Print the material below exactly as it stands, please, from its first line to the line holding "import plotly.graph_objects as go", with no pictures.

─── Data section ───

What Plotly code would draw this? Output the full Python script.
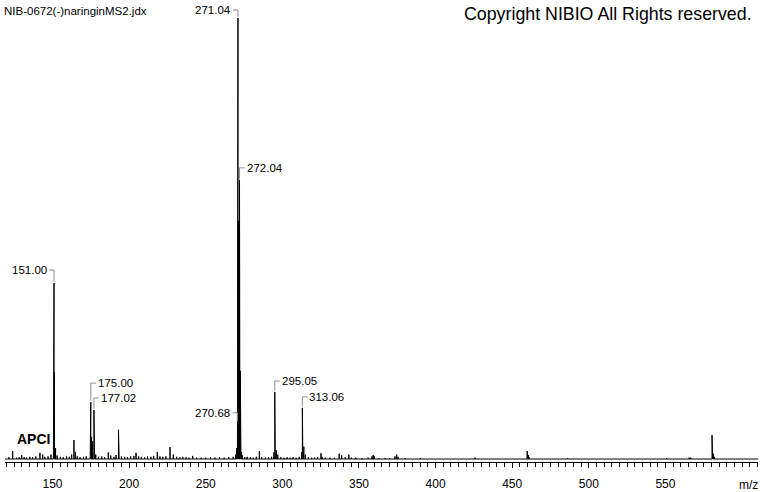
import plotly.graph_objects as go

# ---------------- data ----------------
mz = [121.5, 124.0, 126.5, 128.2, 129.9, 131.5, 133.0, 135.2, 137.0, 139.1,
      141.8, 143.6, 145.0, 147.1, 149.0, 150.6, 151.00, 151.3, 152.0, 153.0,
      155.1, 157.0, 159.2, 161.0, 162.5, 164.0, 164.9, 166.1, 168.0, 170.2,
      172.0, 174.6, 175.00, 175.5, 176.2, 177.02, 177.5, 178.2, 180.0, 182.1,
      184.0, 186.4, 188.0, 190.1, 191.5, 193.05, 193.5, 195.0, 197.1, 199.0,
      201.0, 203.1, 204.5, 206.2, 208.0, 210.1, 212.0, 214.2, 216.0, 218.4,
      220.1, 222.0, 224.0, 226.7, 228.8, 231.0, 233.1, 235.0, 237.1, 239.0,
      241.5, 244.0, 247.0, 250.0, 253.1, 256.0, 259.0, 262.0, 265.0, 267.9,
      269.5, 270.0, 270.3, 270.68, 270.85, 271.04, 271.3, 271.7, 272.04, 272.3,
      272.55, 273.0, 273.4, 274.0, 275.5, 277.0, 279.1, 281.0, 283.0, 285.0,
      286.5, 289.0, 291.0, 293.0, 294.5, 295.05, 295.4, 296.0, 297.0, 299.0,
      301.0, 303.1, 305.0, 307.0, 309.0, 311.0, 312.5, 313.06, 313.4, 314.0,
      315.0, 317.0, 319.1, 321.0, 323.0, 325.2, 326.0, 328.0, 331.0, 334.0,
      337.1, 338.7, 341.0, 343.4, 345.0, 348.0, 352.0, 356.0, 358.5, 359.3,
      360.0, 363.0, 367.0, 370.0, 373.5, 374.6, 375.5, 380.0, 390.0, 425.7,
      459.8, 460.5, 461.0, 486.2, 550.8, 565.5, 566.5, 580.4, 580.8, 581.3,
      582.0]
intensity = [0.4, 1.8, 0.3, 0.4, 0.9, 0.4, 0.3, 0.5, 0.4, 0.6,
             1.4, 1.0, 0.5, 0.6, 1.0, 2.0, 39.9, 19.7, 2.5, 0.8,
             0.5, 0.4, 0.6, 0.5, 1.0, 4.3, 1.6, 0.6, 0.4, 0.5,
             0.6, 3.9, 12.9, 5.0, 4.0, 11.1, 3.0, 1.0, 0.5, 0.6,
             0.4, 1.5, 0.8, 0.5, 0.9, 6.6, 2.0, 0.6, 0.5, 0.4,
             0.6, 0.7, 1.4, 0.6, 0.5, 0.4, 0.6, 0.5, 0.7, 1.6,
             0.6, 0.5, 0.6, 2.7, 1.0, 0.5, 0.4, 0.5, 0.4, 0.3,
             0.7, 0.3, 0.3, 0.3, 0.4, 0.3, 0.4, 0.3, 0.4, 0.5,
             1.0, 1.5, 2.5, 8.2, 40.0, 100.0, 54.0, 54.0, 63.3, 54.0,
             20.0, 3.0, 1.5, 0.8, 0.4, 0.5, 0.4, 0.3, 0.5, 1.8,
             0.4, 0.3, 0.4, 0.5, 1.5, 15.2, 7.7, 2.0, 1.0, 0.4,
             0.3, 0.4, 0.3, 0.4, 0.3, 0.5, 1.5, 11.6, 5.9, 2.8,
             1.0, 0.4, 0.3, 0.3, 0.4, 1.3, 0.5, 0.3, 0.3, 0.3,
             1.2, 0.8, 0.4, 1.0, 0.3, 0.3, 0.2, 0.3, 0.6, 0.9,
             0.6, 0.2, 0.2, 0.2, 0.6, 1.0, 0.5, 0.2, 0.2, 0.3,
             1.8, 0.9, 0.4, 0.2, 0.2, 0.3, 0.3, 5.4, 2.8, 1.2,
             0.5]

label_mz = [151.00, 175.00, 177.02, 270.68, 271.04, 272.04, 295.05, 313.06]
label_text = ["151.00", "175.00", "177.02", "270.68", "271.04", "272.04", "295.05", "313.06"]

tick_vals = [150, 200, 250, 300, 350, 400, 450, 500, 550]
tick_text = ["150", "200", "250", "300", "350", "400", "450", "500", "550"]

title_text = "NIB-0672(-)naringinMS2.jdx"
copyright_text = "Copyright NIBIO All Rights reserved."
ion_text = "APCI"
x_unit = "m/z"

# ---------------- layout config ----------------
W, H = 760, 492
ML, MR, MT, MB = 5, 2, 8, 30
XMIN, XMAX = 119.0, 610.4
YMIN, YMAX = -0.68, 102.27
plot_w = W - ML - MR
plot_h = H - MT - MB
px_x = plot_w / (XMAX - XMIN)
px_y = plot_h / (YMAX - YMIN)

# label placement: side of text, vertical offset of bracket (px)
label_side = ["left", "right", "right", "left", "left", "right", "right", "right"]
label_off = [13, 19, 12, 10, 8, 12, 11, 11]
HOOK = 5  # px
BRACKET = "#8c8c8c"
FONT = "Liberation Sans, Arial, sans-serif"

# build stick spectrum
pairs = sorted(zip(mz, intensity))
xs, ys = [XMIN], [0]
for m, h in pairs:
    xs += [m, m, m]
    ys += [0, h, 0]
xs.append(XMAX)
ys.append(0)

fig = go.Figure()
fig.add_trace(go.Scatter(x=xs, y=ys, mode="lines",
                         line=dict(color="black", width=1),
                         hoverinfo="skip", showlegend=False))

lookup = dict(zip(mz, intensity))
shapes = []
annotations = []
for m, txt, side, off in zip(label_mz, label_text, label_side, label_off):
    h = lookup[m]
    top = h + off / px_y
    hook = HOOK / px_x
    shapes.append(dict(type="line", xref="x", yref="y", x0=m, x1=m, y0=h + 0.3, y1=top,
                       line=dict(color=BRACKET, width=1)))
    if side == "right":
        shapes.append(dict(type="line", xref="x", yref="y", x0=m, x1=m + hook, y0=top, y1=top,
                           line=dict(color=BRACKET, width=1)))
        annotations.append(dict(x=m + hook, y=top, xref="x", yref="y", text=txt,
                                showarrow=False, xanchor="left", yanchor="middle",
                                xshift=0, font=dict(family=FONT, size=11.5, color="black")))
    else:
        shapes.append(dict(type="line", xref="x", yref="y", x0=m - hook, x1=m, y0=top, y1=top,
                           line=dict(color=BRACKET, width=1)))
        annotations.append(dict(x=m - hook, y=top, xref="x", yref="y", text=txt,
                                showarrow=False, xanchor="right", yanchor="middle",
                                xshift=0, font=dict(family=FONT, size=11.5, color="black")))


def px_to_paper_x(px):
    return (px - ML) / plot_w


def px_to_paper_y(py):
    return (H - MB - py) / plot_h


annotations.append(dict(x=px_to_paper_x(2), y=px_to_paper_y(11), xref="paper", yref="paper",
                        text=title_text, showarrow=False, xanchor="left", yanchor="middle",
                        font=dict(family=FONT, size=11.5, color="black")))
annotations.append(dict(x=px_to_paper_x(754), y=px_to_paper_y(14), xref="paper", yref="paper",
                        text=copyright_text, showarrow=False, xanchor="right", yanchor="middle",
                        font=dict(family=FONT, size=17.8, color="black")))
annotations.append(dict(x=px_to_paper_x(15), y=px_to_paper_y(439), xref="paper", yref="paper",
                        text="<b>" + ion_text + "</b>", showarrow=False, xanchor="left",
                        yanchor="middle", font=dict(family=FONT, size=14, color="black")))
annotations.append(dict(x=px_to_paper_x(748), y=px_to_paper_y(485), xref="paper", yref="paper",
                        text=x_unit, showarrow=False, xanchor="center", yanchor="middle",
                        font=dict(family=FONT, size=12, color="black")))

fig.update_layout(
    width=W, height=H,
    margin=dict(l=ML, r=MR, t=MT, b=MB, pad=0),
    paper_bgcolor="white", plot_bgcolor="white",
    showlegend=False,
    shapes=shapes, annotations=annotations,
    xaxis=dict(range=[XMIN, XMAX], showgrid=False, zeroline=False,
               showline=True, linecolor="black", linewidth=1,
               ticks="outside", ticklen=5, tickcolor="black", tickwidth=1,
               tickvals=tick_vals, ticktext=tick_text, ticklabelstandoff=6,
               tickfont=dict(family=FONT, size=12, color="black"),
               minor=dict(dtick=5, ticks="outside", ticklen=4, tickcolor="black", tickwidth=1)),
    yaxis=dict(range=[YMIN, YMAX], visible=False, showgrid=False, zeroline=False),
)

fig.write_html("out.html",
               config={"displayModeBar": False, "staticPlot": True},
               post_script="document.body.style.margin='0';document.body.style.overflow='hidden';")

───

Solved problem >>
What Plotly code would draw this? Output the full Python script.
import plotly.graph_objects as go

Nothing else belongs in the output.